La produzione, però, era limitata e, dopo aver alimentato la pubblica illuminazione, diventava ancora più esigua. Ma i cittadini più agiati, i commercianti e gli artigiani si affrettarono a chiederne l'utenza.
Allora fu stabilito che ciascun utente potesse avere una sola lampada per ogni ambiente ammesso alla utenza, che dette lampade fossero di 16 candele, appositamente costruite di quel wattaggio, e che il canone fosse forfetario, in quanto tale corrente veniva erogata solo dall'imbrunire all'alba, in relazione alla luce del giorno.

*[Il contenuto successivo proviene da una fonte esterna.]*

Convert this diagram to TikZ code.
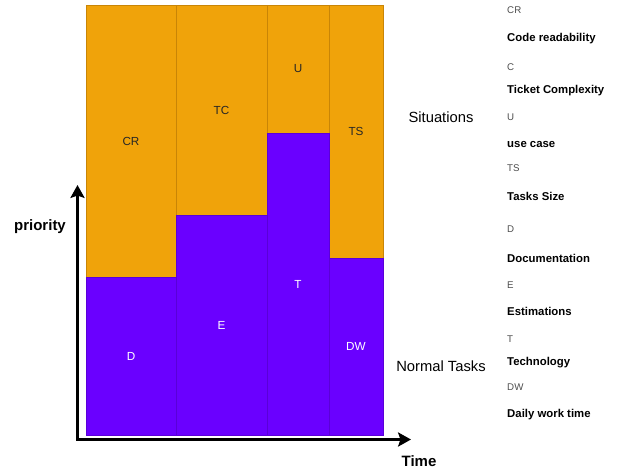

Nonostante queste limitazioni i vantaggi erano enormi, anche se l'erogazione della corrente, bei giorni più bui a volte ritardava. Ed allora i commercianti e gli artigiani dovevano sospendere le loro attività in attesa della benedetta luce; occasione buona perché tutti uscissero sui marciapiedi e si scambiassero idee o amenità.
Quando poi la corrente tardava ad arrivare, incominciavano a chiederne il motivo agli organi competenti, e la risposta era quasi sempre la stessa: è andato un capitone nella turbina e l'ha bloccata!
Qualche volta era anche vero perché a quel tempo di capitoni e trote ce n'erano nella “chiare fresche e dolci acque” del Savone e deliziavano anche noi ragazzi che andavamo (di nascosto) a bagnarci nelle nostre spiagge di “Pretaliscia “ e di “Catarattone”.
Poi, quasi a sorpresa, i lampioni pubblici si illuminavano a un coro di oh!oh!oh!... accoglieva l'evento. Allora ciascuno tornava al lavoro usato e col Leopardi potevamo osservare come i “fanciulli sulla piazzola in frotta qua e là saltando fanno un lieto romore”.